### Job
Reproduce each line of the material exactly, minus any picture.

================

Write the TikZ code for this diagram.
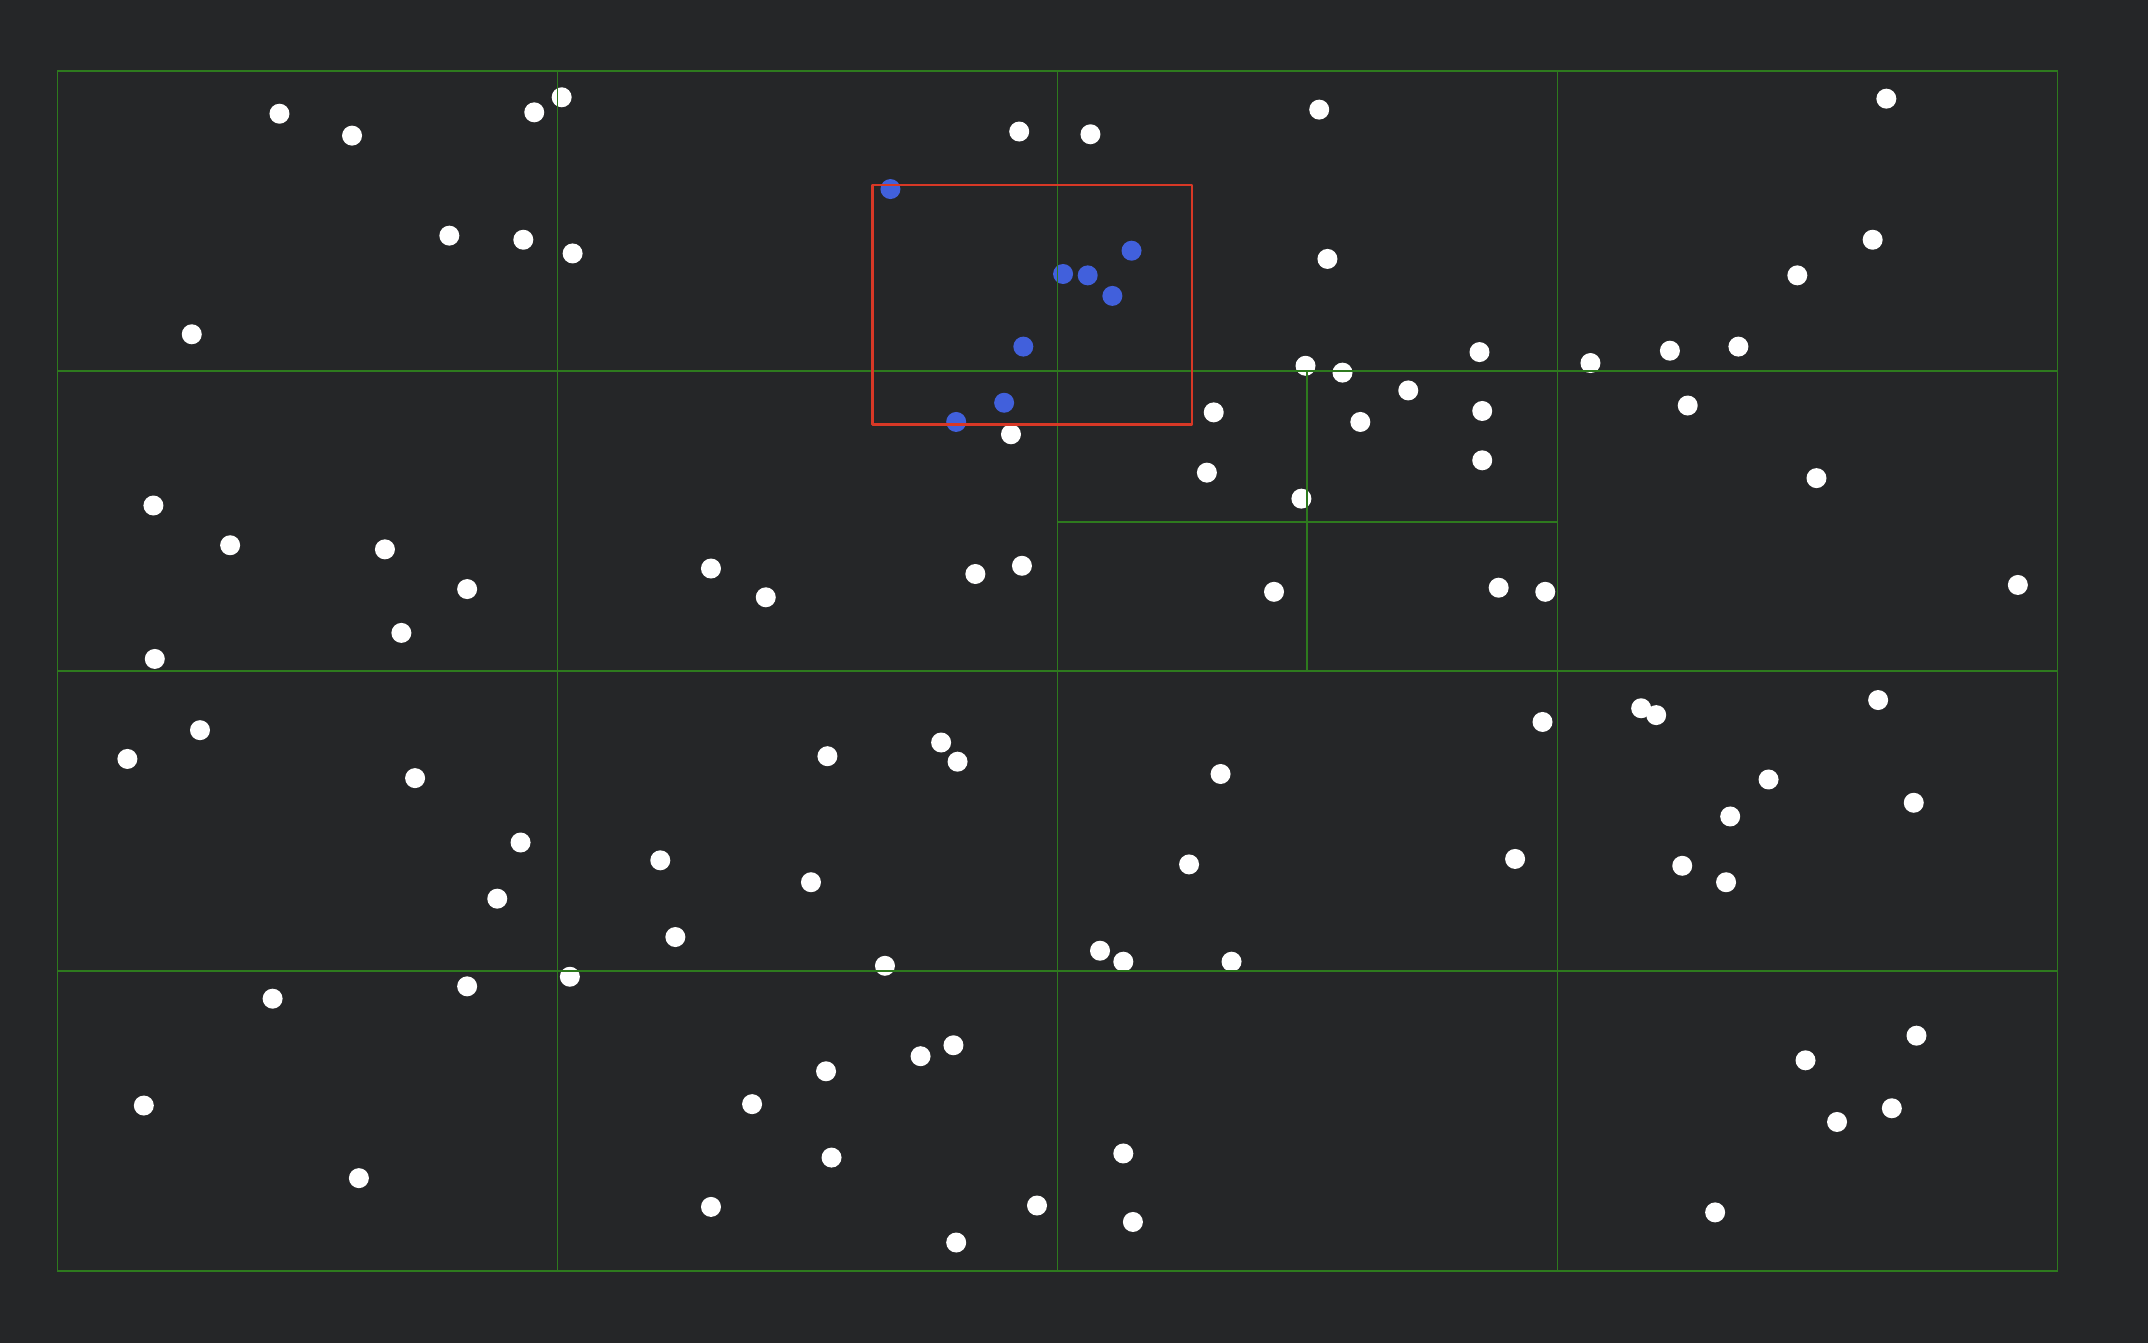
\documentclass[tikz,border=0pt]{standalone}
\definecolor{bgdark}{RGB}{37,38,40}
\definecolor{gridgreen}{RGB}{46,122,30}
\definecolor{rangered}{RGB}{216,56,38}
\definecolor{hitblue}{RGB}{65,96,220}
\tikzset{
  pt/.style={fill=white},
  hit/.style={fill=hitblue},
  cell/.style={gridgreen, line width=0.5pt},
  query/.style={rangered, line width=0.7pt, line join=round}
}
\begin{document}
\begin{tikzpicture}[x=0.0137cm, y=-0.0137cm]
  \fill[bgdark] (0,0) rectangle (1568,980);
  \useasboundingbox (0,0) rectangle (1568,980);

  % points outside the query range
  \foreach \px/\py in {204/83, 257/99, 390/82, 410/71, 328/172, 382/175, 418/185, 140/244,
      744/96, 796/98, 963/80, 969/189, 1080/257,
      1377/72, 1367/175, 1312/201, 1161/265, 1219/256, 1269/253,
      112/369, 168/398, 281/401, 341/430, 293/462, 113/481,
      738/317, 519/415, 559/436, 712/419, 746/413,
      953/267, 980/272, 886/301, 1028/285, 1082/300, 993/308, 881/345, 1082/336, 950/364,
      930/432, 1094/429, 1128/432,
      1232/296, 1326/349, 1473/427,
      93/554, 146/533, 303/568, 380/615, 363/656,
      604/552, 687/542, 699/556, 482/628, 592/644, 493/684, 646/705,
      891/565, 868/631, 1126/527, 1106/627, 803/694, 820/702, 899/702,
      1198/517, 1209/522, 1371/511, 1291/569, 1263/596, 1397/586, 1228/632, 1260/644,
      199/729, 341/720, 105/807, 262/860,
      416/713, 672/771, 696/763, 603/782, 549/806, 607/845, 519/881, 757/880, 698/907,
      820/842, 827/892,
      1399/756, 1318/774, 1381/809, 1341/819, 1252/885}
    \fill[pt] (\px,\py) circle (7.3);

  % points found by the query
  \foreach \px/\py in {650/138, 826/183, 776/200, 794/201, 812/216, 747/253, 733/294, 698/308}
    \fill[hit] (\px,\py) circle (7.3);

  % quadtree cells
  \draw[cell] (42,52) rectangle (1502,928);
  \foreach \gx in {407,772,1137}
    \draw[cell] (\gx,52) -- (\gx,928);
  \foreach \gy in {271,490,709}
    \draw[cell] (42,\gy) -- (1502,\gy);
  \draw[cell] (954,271) -- (954,490);
  \draw[cell] (772,381) -- (1137,381);

  % query range
  \draw[query] (637,135) rectangle (870,310);
\end{tikzpicture}
\end{document}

================

### Expected answer
Write the TikZ code for this diagram.
\documentclass[tikz,border=0pt]{standalone}
\definecolor{bgdark}{RGB}{37,38,40}
\definecolor{gridgreen}{RGB}{46,122,30}
\definecolor{rangered}{RGB}{216,56,38}
\definecolor{hitblue}{RGB}{65,96,220}
\tikzset{
  pt/.style={fill=white},
  hit/.style={fill=hitblue},
  cell/.style={gridgreen, line width=0.5pt},
  query/.style={rangered, line width=0.7pt, line join=round}
}
\begin{document}
\begin{tikzpicture}[x=0.0137cm, y=-0.0137cm]
  \fill[bgdark] (0,0) rectangle (1568,980);
  \useasboundingbox (0,0) rectangle (1568,980);

  % points outside the query range
  \foreach \px/\py in {204/83, 257/99, 390/82, 410/71, 328/172, 382/175, 418/185, 140/244,
      744/96, 796/98, 963/80, 969/189, 1080/257,
      1377/72, 1367/175, 1312/201, 1161/265, 1219/256, 1269/253,
      112/369, 168/398, 281/401, 341/430, 293/462, 113/481,
      738/317, 519/415, 559/436, 712/419, 746/413,
      953/267, 980/272, 886/301, 1028/285, 1082/300, 993/308, 881/345, 1082/336, 950/364,
      930/432, 1094/429, 1128/432,
      1232/296, 1326/349, 1473/427,
      93/554, 146/533, 303/568, 380/615, 363/656,
      604/552, 687/542, 699/556, 482/628, 592/644, 493/684, 646/705,
      891/565, 868/631, 1126/527, 1106/627, 803/694, 820/702, 899/702,
      1198/517, 1209/522, 1371/511, 1291/569, 1263/596, 1397/586, 1228/632, 1260/644,
      199/729, 341/720, 105/807, 262/860,
      416/713, 672/771, 696/763, 603/782, 549/806, 607/845, 519/881, 757/880, 698/907,
      820/842, 827/892,
      1399/756, 1318/774, 1381/809, 1341/819, 1252/885}
    \fill[pt] (\px,\py) circle (7.3);

  % points found by the query
  \foreach \px/\py in {650/138, 826/183, 776/200, 794/201, 812/216, 747/253, 733/294, 698/308}
    \fill[hit] (\px,\py) circle (7.3);

  % quadtree cells
  \draw[cell] (42,52) rectangle (1502,928);
  \foreach \gx in {407,772,1137}
    \draw[cell] (\gx,52) -- (\gx,928);
  \foreach \gy in {271,490,709}
    \draw[cell] (42,\gy) -- (1502,\gy);
  \draw[cell] (954,271) -- (954,490);
  \draw[cell] (772,381) -- (1137,381);

  % query range
  \draw[query] (637,135) rectangle (870,310);
\end{tikzpicture}
\end{document}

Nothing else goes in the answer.